*WHAT IS NEEDED:* Repeat the data below exactly, dropping any pictures it holds.

*MATERIAL PROVIDED:*

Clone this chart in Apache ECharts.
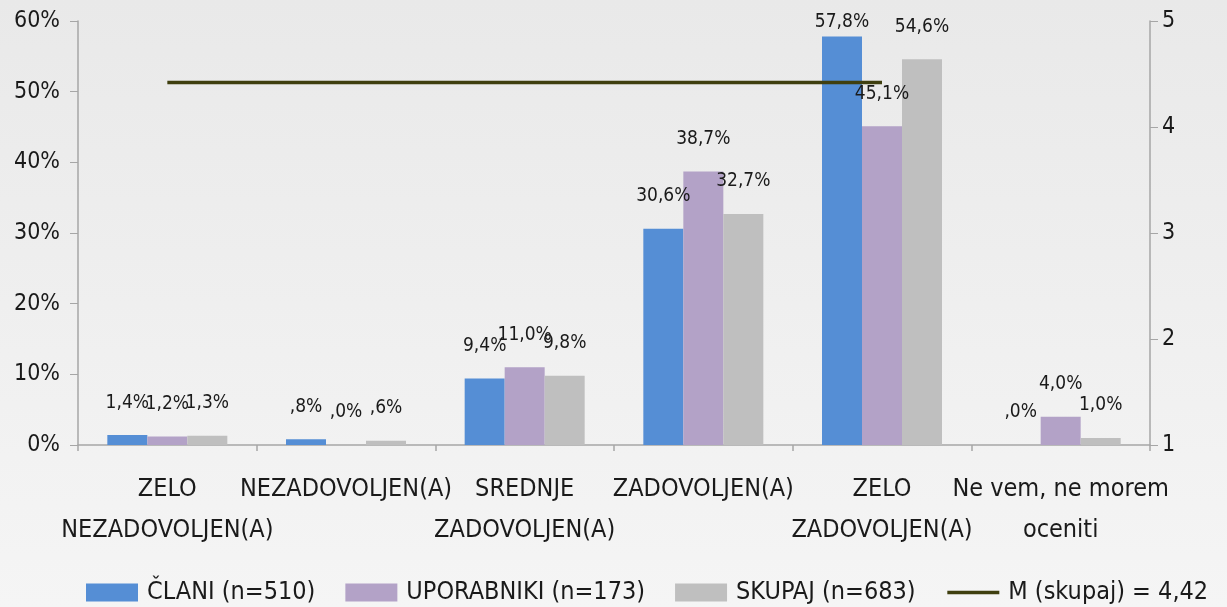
<!DOCTYPE html>
<html>
<head>
<meta charset="utf-8">
<script src="https://cdn.jsdelivr.net/npm/echarts@6/dist/echarts.min.js"></script>
<style>
html, body { margin: 0; padding: 0; }
#main { width: 1227px; height: 607px; }
</style>
</head>
<body>
<div id="main"></div>
<script>
// kategorije in podatki
var categories = ['ZELO\nNEZADOVOLJEN(A)', 'NEZADOVOLJEN(A)', 'SREDNJE\nZADOVOLJEN(A)', 'ZADOVOLJEN(A)', 'ZELO\nZADOVOLJEN(A)', 'Ne vem, ne morem\noceniti'];
var clani = [1.4, 0.8, 9.4, 30.6, 57.8, 0.0];
var uporabniki = [1.2, 0.0, 11.0, 38.7, 45.1, 4.0];
var skupaj = [1.3, 0.6, 9.8, 32.7, 54.6, 1.0];
var povprecje = [4.42, 4.42, 4.42, 4.42, 4.42, null];
var seriesNames = ['ČLANI (n=510)', 'UPORABNIKI (n=173)', 'SKUPAJ (n=683)', 'M (skupaj) = 4,42'];

var FONT = '"DejaVu Sans Condensed", "Liberation Sans", sans-serif';
var myChart = echarts.init(document.getElementById('main'));

function fmt(p) {
    var s = p.value.toFixed(1).replace('.', ',');
    if (s.charAt(0) === '0') s = s.slice(1);
    return s + '%';
}

function barLabel() {
    return { show: true, position: 'top', distance: 23, formatter: fmt, color: '#1a1a1a', fontSize: 19, fontFamily: FONT };
}

// 57,8% ima oznako blizje stolpcu
var claniData = clani.map(function (v, i) {
    if (i === 4) return { value: v, label: { distance: 5 } };
    return v;
});

var option = {
    backgroundColor: {
        type: 'linear', x: 0, y: 0, x2: 0, y2: 1,
        colorStops: [{ offset: 0, color: '#e9e9e9' }, { offset: 1, color: '#f5f5f5' }]
    },
    textStyle: { fontFamily: FONT },
    grid: { left: 78, right: 77, top: 21, bottom: 162 },
    legend: {
        bottom: 2,
        left: 86,
        padding: 0,
        itemWidth: 52,
        itemHeight: 18,
        itemGap: 30,
        textStyle: { fontSize: 25, color: '#1a1a1a', fontFamily: FONT, padding: [0, 0, 0, 4] },
        data: [
            { name: seriesNames[0], icon: 'rect' },
            { name: seriesNames[1], icon: 'rect' },
            { name: seriesNames[2], icon: 'rect' },
            { name: seriesNames[3], itemStyle: { opacity: 0, color: 'transparent', borderWidth: 0 }, lineStyle: { width: 3.5, color: '#3f3f0f' } }
        ]
    },
    xAxis: {
        type: 'category',
        data: categories,
        axisLine: { lineStyle: { color: '#a6a6a6', width: 1.5 } },
        axisTick: { show: true, length: 6, lineStyle: { color: '#a6a6a6', width: 1.5 } },
        axisLabel: { interval: 0, fontSize: 25, color: '#1a1a1a', lineHeight: 41, margin: 24, fontFamily: FONT }
    },
    yAxis: [
        {
            type: 'value', min: 0, max: 60, interval: 10,
            axisLine: { show: true, lineStyle: { color: '#a6a6a6', width: 1.5 } },
            axisTick: { show: true, length: 8, lineStyle: { color: '#a6a6a6' } },
            splitLine: { show: false },
            axisLabel: { formatter: '{value}%', fontSize: 23, color: '#1a1a1a', margin: 18, fontFamily: FONT }
        },
        {
            type: 'value', min: 1, max: 5, interval: 1,
            position: 'right',
            axisLine: { show: true, lineStyle: { color: '#a6a6a6', width: 1.5 } },
            axisTick: { show: true, length: 8, lineStyle: { color: '#a6a6a6' } },
            splitLine: { show: false },
            axisLabel: { fontSize: 23, color: '#1a1a1a', margin: 12, fontFamily: FONT }
        }
    ],
    series: [
        {
            name: seriesNames[0], type: 'bar', data: claniData,
            barWidth: 40, barGap: '0%',
            itemStyle: { color: '#558ed5' },
            label: barLabel()
        },
        {
            name: seriesNames[1], type: 'bar', data: uporabniki,
            barWidth: 40, barGap: '0%',
            itemStyle: { color: '#b3a2c7' },
            label: barLabel()
        },
        {
            name: seriesNames[2], type: 'bar', data: skupaj,
            barWidth: 40, barGap: '0%',
            itemStyle: { color: '#bfbfbf' },
            label: barLabel()
        },
        {
            name: seriesNames[3], type: 'line', yAxisIndex: 1, data: povprecje,
            symbol: 'none',
            lineStyle: { color: '#3f3f0f', width: 3.5 },
            itemStyle: { color: '#3f3f0f' },
            z: 5
        }
    ]
};

myChart.setOption(option);
</script>
</body>
</html>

*RESULT OF THIS TASK:*
Clone this chart in Apache ECharts.
<!DOCTYPE html>
<html>
<head>
<meta charset="utf-8">
<script src="https://cdn.jsdelivr.net/npm/echarts@6/dist/echarts.min.js"></script>
<style>
html, body { margin: 0; padding: 0; }
#main { width: 1227px; height: 607px; }
</style>
</head>
<body>
<div id="main"></div>
<script>
// kategorije in podatki
var categories = ['ZELO\nNEZADOVOLJEN(A)', 'NEZADOVOLJEN(A)', 'SREDNJE\nZADOVOLJEN(A)', 'ZADOVOLJEN(A)', 'ZELO\nZADOVOLJEN(A)', 'Ne vem, ne morem\noceniti'];
var clani = [1.4, 0.8, 9.4, 30.6, 57.8, 0.0];
var uporabniki = [1.2, 0.0, 11.0, 38.7, 45.1, 4.0];
var skupaj = [1.3, 0.6, 9.8, 32.7, 54.6, 1.0];
var povprecje = [4.42, 4.42, 4.42, 4.42, 4.42, null];
var seriesNames = ['ČLANI (n=510)', 'UPORABNIKI (n=173)', 'SKUPAJ (n=683)', 'M (skupaj) = 4,42'];

var FONT = '"DejaVu Sans Condensed", "Liberation Sans", sans-serif';
var myChart = echarts.init(document.getElementById('main'));

function fmt(p) {
    var s = p.value.toFixed(1).replace('.', ',');
    if (s.charAt(0) === '0') s = s.slice(1);
    return s + '%';
}

function barLabel() {
    return { show: true, position: 'top', distance: 23, formatter: fmt, color: '#1a1a1a', fontSize: 19, fontFamily: FONT };
}

// 57,8% ima oznako blizje stolpcu
var claniData = clani.map(function (v, i) {
    if (i === 4) return { value: v, label: { distance: 5 } };
    return v;
});

var option = {
    backgroundColor: {
        type: 'linear', x: 0, y: 0, x2: 0, y2: 1,
        colorStops: [{ offset: 0, color: '#e9e9e9' }, { offset: 1, color: '#f5f5f5' }]
    },
    textStyle: { fontFamily: FONT },
    grid: { left: 78, right: 77, top: 21, bottom: 162 },
    legend: {
        bottom: 2,
        left: 86,
        padding: 0,
        itemWidth: 52,
        itemHeight: 18,
        itemGap: 30,
        textStyle: { fontSize: 25, color: '#1a1a1a', fontFamily: FONT, padding: [0, 0, 0, 4] },
        data: [
            { name: seriesNames[0], icon: 'rect' },
            { name: seriesNames[1], icon: 'rect' },
            { name: seriesNames[2], icon: 'rect' },
            { name: seriesNames[3], itemStyle: { opacity: 0, color: 'transparent', borderWidth: 0 }, lineStyle: { width: 3.5, color: '#3f3f0f' } }
        ]
    },
    xAxis: {
        type: 'category',
        data: categories,
        axisLine: { lineStyle: { color: '#a6a6a6', width: 1.5 } },
        axisTick: { show: true, length: 6, lineStyle: { color: '#a6a6a6', width: 1.5 } },
        axisLabel: { interval: 0, fontSize: 25, color: '#1a1a1a', lineHeight: 41, margin: 24, fontFamily: FONT }
    },
    yAxis: [
        {
            type: 'value', min: 0, max: 60, interval: 10,
            axisLine: { show: true, lineStyle: { color: '#a6a6a6', width: 1.5 } },
            axisTick: { show: true, length: 8, lineStyle: { color: '#a6a6a6' } },
            splitLine: { show: false },
            axisLabel: { formatter: '{value}%', fontSize: 23, color: '#1a1a1a', margin: 18, fontFamily: FONT }
        },
        {
            type: 'value', min: 1, max: 5, interval: 1,
            position: 'right',
            axisLine: { show: true, lineStyle: { color: '#a6a6a6', width: 1.5 } },
            axisTick: { show: true, length: 8, lineStyle: { color: '#a6a6a6' } },
            splitLine: { show: false },
            axisLabel: { fontSize: 23, color: '#1a1a1a', margin: 12, fontFamily: FONT }
        }
    ],
    series: [
        {
            name: seriesNames[0], type: 'bar', data: claniData,
            barWidth: 40, barGap: '0%',
            itemStyle: { color: '#558ed5' },
            label: barLabel()
        },
        {
            name: seriesNames[1], type: 'bar', data: uporabniki,
            barWidth: 40, barGap: '0%',
            itemStyle: { color: '#b3a2c7' },
            label: barLabel()
        },
        {
            name: seriesNames[2], type: 'bar', data: skupaj,
            barWidth: 40, barGap: '0%',
            itemStyle: { color: '#bfbfbf' },
            label: barLabel()
        },
        {
            name: seriesNames[3], type: 'line', yAxisIndex: 1, data: povprecje,
            symbol: 'none',
            lineStyle: { color: '#3f3f0f', width: 3.5 },
            itemStyle: { color: '#3f3f0f' },
            z: 5
        }
    ]
};

myChart.setOption(option);
</script>
</body>
</html>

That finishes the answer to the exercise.